Set down the material below word for word, excluding the pictures.
+ + + +
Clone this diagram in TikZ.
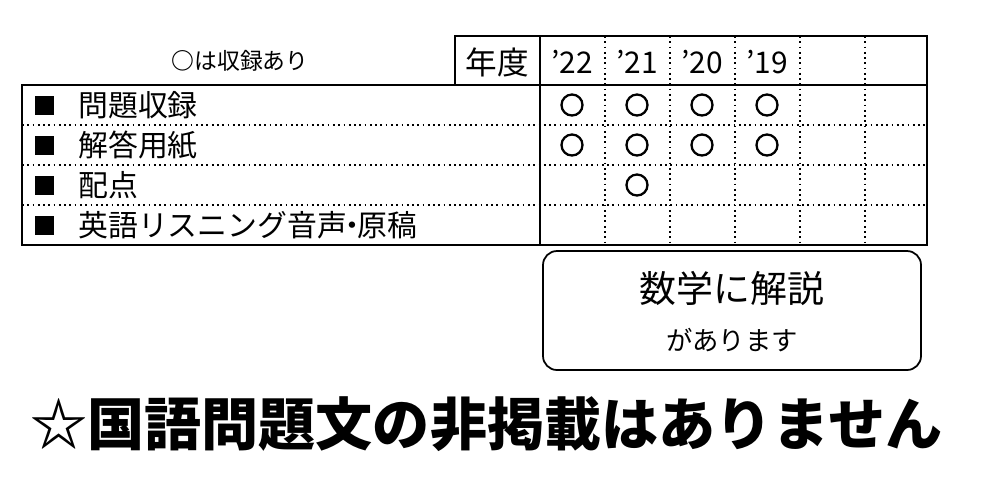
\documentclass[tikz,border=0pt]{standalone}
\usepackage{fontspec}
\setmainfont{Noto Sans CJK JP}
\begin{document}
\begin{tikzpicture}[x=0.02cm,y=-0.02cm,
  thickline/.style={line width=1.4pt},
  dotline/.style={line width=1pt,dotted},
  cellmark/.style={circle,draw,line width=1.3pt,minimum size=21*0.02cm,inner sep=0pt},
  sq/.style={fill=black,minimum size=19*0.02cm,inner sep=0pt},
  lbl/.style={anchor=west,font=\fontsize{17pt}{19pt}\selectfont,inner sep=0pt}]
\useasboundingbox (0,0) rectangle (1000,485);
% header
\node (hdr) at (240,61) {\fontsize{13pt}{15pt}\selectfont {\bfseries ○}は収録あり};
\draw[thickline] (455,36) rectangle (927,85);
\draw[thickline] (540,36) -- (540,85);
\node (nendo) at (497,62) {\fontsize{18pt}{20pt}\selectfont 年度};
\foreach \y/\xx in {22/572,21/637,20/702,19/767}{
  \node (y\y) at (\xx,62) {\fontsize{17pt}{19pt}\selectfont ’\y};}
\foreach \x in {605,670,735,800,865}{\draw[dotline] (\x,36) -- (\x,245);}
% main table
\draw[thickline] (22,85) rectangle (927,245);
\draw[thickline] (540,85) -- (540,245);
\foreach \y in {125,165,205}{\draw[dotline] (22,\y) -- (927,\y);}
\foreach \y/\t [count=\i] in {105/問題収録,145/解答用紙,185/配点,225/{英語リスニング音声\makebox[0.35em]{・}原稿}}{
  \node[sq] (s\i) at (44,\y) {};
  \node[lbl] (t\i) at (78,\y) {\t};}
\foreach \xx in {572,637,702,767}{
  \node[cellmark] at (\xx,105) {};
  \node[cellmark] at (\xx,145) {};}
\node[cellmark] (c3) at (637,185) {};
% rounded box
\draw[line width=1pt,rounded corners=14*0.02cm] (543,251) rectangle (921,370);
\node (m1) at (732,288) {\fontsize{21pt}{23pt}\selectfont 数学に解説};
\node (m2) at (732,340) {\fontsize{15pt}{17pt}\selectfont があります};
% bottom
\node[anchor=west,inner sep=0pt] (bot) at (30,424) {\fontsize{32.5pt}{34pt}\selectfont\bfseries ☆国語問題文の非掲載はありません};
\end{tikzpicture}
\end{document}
+ + + +
> **SOLUTION FOR THIS EXERCISE**
Clone this diagram in TikZ.
\documentclass[tikz,border=0pt]{standalone}
\usepackage{fontspec}
\setmainfont{Noto Sans CJK JP}
\begin{document}
\begin{tikzpicture}[x=0.02cm,y=-0.02cm,
  thickline/.style={line width=1.4pt},
  dotline/.style={line width=1pt,dotted},
  cellmark/.style={circle,draw,line width=1.3pt,minimum size=21*0.02cm,inner sep=0pt},
  sq/.style={fill=black,minimum size=19*0.02cm,inner sep=0pt},
  lbl/.style={anchor=west,font=\fontsize{17pt}{19pt}\selectfont,inner sep=0pt}]
\useasboundingbox (0,0) rectangle (1000,485);
% header
\node (hdr) at (240,61) {\fontsize{13pt}{15pt}\selectfont {\bfseries ○}は収録あり};
\draw[thickline] (455,36) rectangle (927,85);
\draw[thickline] (540,36) -- (540,85);
\node (nendo) at (497,62) {\fontsize{18pt}{20pt}\selectfont 年度};
\foreach \y/\xx in {22/572,21/637,20/702,19/767}{
  \node (y\y) at (\xx,62) {\fontsize{17pt}{19pt}\selectfont ’\y};}
\foreach \x in {605,670,735,800,865}{\draw[dotline] (\x,36) -- (\x,245);}
% main table
\draw[thickline] (22,85) rectangle (927,245);
\draw[thickline] (540,85) -- (540,245);
\foreach \y in {125,165,205}{\draw[dotline] (22,\y) -- (927,\y);}
\foreach \y/\t [count=\i] in {105/問題収録,145/解答用紙,185/配点,225/{英語リスニング音声\makebox[0.35em]{・}原稿}}{
  \node[sq] (s\i) at (44,\y) {};
  \node[lbl] (t\i) at (78,\y) {\t};}
\foreach \xx in {572,637,702,767}{
  \node[cellmark] at (\xx,105) {};
  \node[cellmark] at (\xx,145) {};}
\node[cellmark] (c3) at (637,185) {};
% rounded box
\draw[line width=1pt,rounded corners=14*0.02cm] (543,251) rectangle (921,370);
\node (m1) at (732,288) {\fontsize{21pt}{23pt}\selectfont 数学に解説};
\node (m2) at (732,340) {\fontsize{15pt}{17pt}\selectfont があります};
% bottom
\node[anchor=west,inner sep=0pt] (bot) at (30,424) {\fontsize{32.5pt}{34pt}\selectfont\bfseries ☆国語問題文の非掲載はありません};
\end{tikzpicture}
\end{document}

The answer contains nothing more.